Genova e i lavori sospesi da trent’anni
Nella mala amministrazione del nostro Paese è successo anche che in alcuni casi, le opere per la messa in sicurezza del territorio sono state progettate, approvate, aperti i cantieri e anche pagate. Ma mai completate. E’ il caso per esempio dello scolmatore sul torrente Fereggiano di Genova, proprio quello che è esondato l’anno scorso provocando una fiumana di acqua e fango che si è riversata sulle abitazioni adiacenti.

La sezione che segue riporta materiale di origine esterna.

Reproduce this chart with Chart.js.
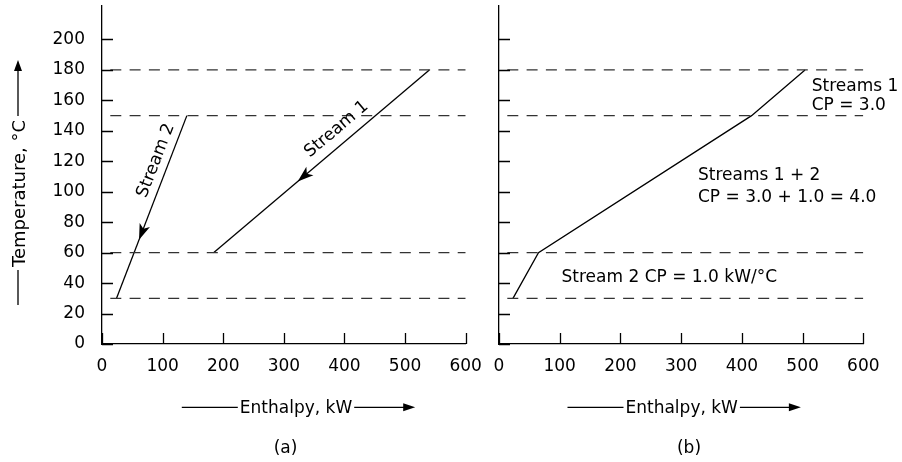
<!DOCTYPE html>
<html><head><meta charset="utf-8">
<script src="https://cdn.jsdelivr.net/npm/chart.js@4.4.1/dist/chart.umd.min.js"></script>
<style>
html,body{margin:0;padding:0;background:#fff;width:902px;height:462px;overflow:hidden;}
#wa{position:absolute;left:0;top:0;width:484px;height:462px;}
#wb{position:absolute;left:484px;top:0;width:418px;height:462px;}
</style></head><body>
<div id="wa"><canvas id="ca"></canvas></div>
<div id="wb"><canvas id="cb"></canvas></div>
<script>
// ---- data ----
const enthalpyTicks = [0, 100, 200, 300, 400, 500, 600];
const temperatureTicks = [0, 20, 40, 60, 80, 100, 120, 140, 160, 180, 200];
const intervalTemps = [30, 60, 150, 180];
const stream1H = [540, 184];
const stream1T = [180, 60];
const stream2H = [140, 24];
const stream2T = [150, 30];
const compositeH = [23, 65, 416, 504];
const compositeT = [30, 60, 150, 180];

const FONT = '"DejaVu Sans", sans-serif';
const INK = '#000';

function pts(hs, ts) { return hs.map((h, i) => ({ x: h, y: ts[i] })); }
function levelSets() {
  const hMax = enthalpyTicks[enthalpyTicks.length - 1];
  return intervalTemps.map(T => ({
    data: [{ x: 0, y: T }, { x: hMax, y: T }],
    borderColor: '#333', borderWidth: 1.3, borderDash: [11, 8.3], borderDashOffset: 11, pointRadius: 0, fill: false
  }));
}
function lineSet(hs, ts) {
  return { data: pts(hs, ts), borderColor: INK, borderWidth: 1.3, pointRadius: 0, tension: 0, fill: false };
}

function arrowHead(ctx, x, y, ang, len, half, notch) {
  ctx.save(); ctx.translate(x, y); ctx.rotate(ang);
  ctx.beginPath(); ctx.moveTo(0, 0); ctx.lineTo(-len, -half); ctx.lineTo(-len + notch, 0); ctx.lineTo(-len, half);
  ctx.closePath(); ctx.fill(); ctx.restore();
}

const deco = {
  id: 'deco',
  afterDraw(chart, args, o) {
    const ctx = chart.ctx, xs = chart.scales.x, ys = chart.scales.y, ca = chart.chartArea;
    ctx.save();
    ctx.strokeStyle = INK; ctx.fillStyle = INK; ctx.lineWidth = 1.3;
    // inward tick marks
    ctx.beginPath();
    temperatureTicks.forEach(v => { const y = Math.round(ys.getPixelForValue(v)) + 0.5; ctx.moveTo(ca.left, y); ctx.lineTo(ca.left + 11, y); });
    enthalpyTicks.forEach(v => { const x = Math.round(xs.getPixelForValue(v)) + 0.5; ctx.moveTo(x, ca.bottom); ctx.lineTo(x, ca.bottom - 11); });
    ctx.stroke();
    // flow-direction arrows on streams
    (o.flowArrows || []).forEach(a => {
      const d = chart.data.datasets[a.ds].data, p0 = d[0], p1 = d[1];
      const h = p0.x + (p1.x - p0.x) * a.t, T = p0.y + (p1.y - p0.y) * a.t;
      const x = xs.getPixelForValue(h), y = ys.getPixelForValue(T);
      const ang = Math.atan2(ys.getPixelForValue(p1.y) - ys.getPixelForValue(p0.y), xs.getPixelForValue(p1.x) - xs.getPixelForValue(p0.x));
      arrowHead(ctx, x, y, ang, 16, 5.5, 4);
    });
    // text annotations
    (o.notes || []).forEach(n => {
      const x = xs.getPixelForValue(n.h), y = ys.getPixelForValue(n.T);
      ctx.font = '17px ' + FONT;
      ctx.save(); ctx.translate(x, y);
      if (n.alongDs !== undefined) {
        const d = chart.data.datasets[n.alongDs].data;
        const lo = d[0].y < d[d.length - 1].y ? d[0] : d[d.length - 1];
        const hi = lo === d[0] ? d[d.length - 1] : d[0];
        const ang = Math.atan2(ys.getPixelForValue(hi.y) - ys.getPixelForValue(lo.y), xs.getPixelForValue(hi.x) - xs.getPixelForValue(lo.x));
        ctx.rotate(ang);
        ctx.textAlign = 'center'; ctx.textBaseline = 'middle';
        ctx.fillText(n.text, 0, 0);
      } else {
        ctx.textAlign = 'left'; ctx.textBaseline = 'alphabetic';
        ctx.fillText(n.text, 0, 6.2);
      }
      ctx.restore();
    });
    // y axis title with arrow
    if (o.yTitle) {
      const t = o.yTitle;
      ctx.font = '18px ' + FONT;
      const w = ctx.measureText(t.text).width;
      ctx.save(); ctx.translate(t.x + 7, t.cy); ctx.rotate(-Math.PI / 2);
      ctx.textAlign = 'center'; ctx.textBaseline = 'alphabetic';
      ctx.fillText(t.text, 0, 0);
      ctx.restore();
      ctx.beginPath();
      ctx.moveTo(t.x, t.bottom); ctx.lineTo(t.x, t.cy + w / 2 + 3);
      ctx.moveTo(t.x, t.cy - w / 2 - 4); ctx.lineTo(t.x, t.top + 8);
      ctx.stroke();
      arrowHead(ctx, t.x, t.top, -Math.PI / 2, 11, 4, 0);
    }
    // x axis title with arrow
    if (o.xTitle) {
      const t = o.xTitle;
      ctx.font = '17px ' + FONT;
      const w = ctx.measureText(t.text).width;
      ctx.textAlign = 'center'; ctx.textBaseline = 'alphabetic';
      ctx.fillText(t.text, t.cx, t.y + 6);
      ctx.beginPath();
      ctx.moveTo(t.cx - w / 2 - 2, t.y); ctx.lineTo(t.cx - w / 2 - 2 - t.leftLen, t.y);
      ctx.moveTo(t.cx + w / 2 + 2, t.y); ctx.lineTo(t.cx + w / 2 + 2 + t.rightLen - 8, t.y);
      ctx.stroke();
      arrowHead(ctx, t.cx + w / 2 + 2 + t.rightLen, t.y, 0, 12, 4, 0);
    }
    if (o.caption) {
      ctx.font = '17px ' + FONT; ctx.textAlign = 'center'; ctx.textBaseline = 'middle';
      ctx.fillText(o.caption.text, o.caption.cx, o.caption.y);
    }
    ctx.restore();
  }
};

function makeOptions(isLeft, rightPad, yWidth, plug) {
  return {
    responsive: true, maintainAspectRatio: false, animation: false,
    layout: { padding: { top: 6, left: 0, right: rightPad, bottom: 0 } },
    plugins: { legend: { display: false }, tooltip: { enabled: false }, deco: plug },
    scales: {
      x: {
        type: 'linear', min: 0, max: 600,
        afterBuildTicks: s => { s.ticks = enthalpyTicks.map(v => ({ value: v })); },
        grid: { display: false, drawTicks: false },
        border: { display: true, color: INK, width: 1.3 },
        ticks: { color: INK, font: { family: FONT, size: 17 }, padding: 12, maxRotation: 0, autoSkip: false },
        afterFit: s => { s.height = 118; s.paddingLeft = 0; s.paddingRight = 0; }
      },
      y: {
        type: 'linear', min: 0, max: 222,
        afterBuildTicks: s => { s.ticks = temperatureTicks.map(v => ({ value: v })); },
        grid: { display: false, drawTicks: false },
        border: { display: true, color: INK, width: 1.3 },
        ticks: { display: isLeft, color: INK, font: { family: FONT, size: 17 }, padding: 17 },
        afterFit: s => { s.width = yWidth; s.paddingTop = 0; s.paddingBottom = 0; }
      }
    }
  };
}

new Chart(document.getElementById('ca'), {
  type: 'line',
  data: { datasets: [...levelSets(), lineSet(stream1H, stream1T), lineSet(stream2H, stream2T)] },
  options: makeOptions(true, 18.3, 102, {
    flowArrows: [{ ds: 4, t: 0.61 }, { ds: 5, t: 0.68 }],
    notes: [
      { text: 'Stream 1', h: 387, T: 141, alongDs: 4 },
      { text: 'Stream 2', h: 89, T: 120.5, alongDs: 5 }
    ],
    yTitle: { text: 'Temperature, \u00B0C', x: 18, cy: 193.5, top: 60, bottom: 305 },
    xTitle: { text: 'Enthalpy, kW', cx: 296, y: 407.3, leftLen: 56, rightLen: 61 },
    caption: { text: '(a)', cx: 285.5, y: 449 }
  }),
  plugins: [deco]
});

new Chart(document.getElementById('cb'), {
  type: 'line',
  data: { datasets: [...levelSets(), lineSet(compositeH, compositeT)] },
  options: makeOptions(false, 38.7, 15, {
    notes: [
      { text: 'Streams 1', h: 515, T: 170.4 },
      { text: 'CP = 3.0', h: 515, T: 158 },
      { text: 'Streams 1 + 2', h: 327.7, T: 112 },
      { text: 'CP = 3.0 + 1.0 = 4.0', h: 327.7, T: 97.2 },
      { text: 'Stream 2 CP = 1.0 kW/\u00B0C', h: 103, T: 44.9 }
    ],
    xTitle: { text: 'Enthalpy, kW', cx: 197.7, y: 407.3, leftLen: 56, rightLen: 61 },
    caption: { text: '(b)', cx: 205, y: 449 }
  }),
  plugins: [deco]
});
</script>
</body></html>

«Negli anni Ottanta – racconta Vittorio d’Oriano, vicepresidente dell’Ordine nazionale dei geologi – il Comune di Genova aveva approvato un progetto per la costruzione di un canale divisore che favorisse il deflusso di questo torrente, una specie di scolmatore per distogliere dal rischio dissesto idrogeologico i due quartieri urbani che si affacciano sul Fereggiano. I lavori, assegnati a un’azienda poi coinvolta nello scandalo di tangentopoli, furono interrotti a causa delle vicende giudiziarie così le opere iniziate e i canali scavati, furono abbandonati. Tutto questo è costato al Comune quasi 20 miliardi delle vecchie lire». Dopo vent’anni la situazione è ancora ferma.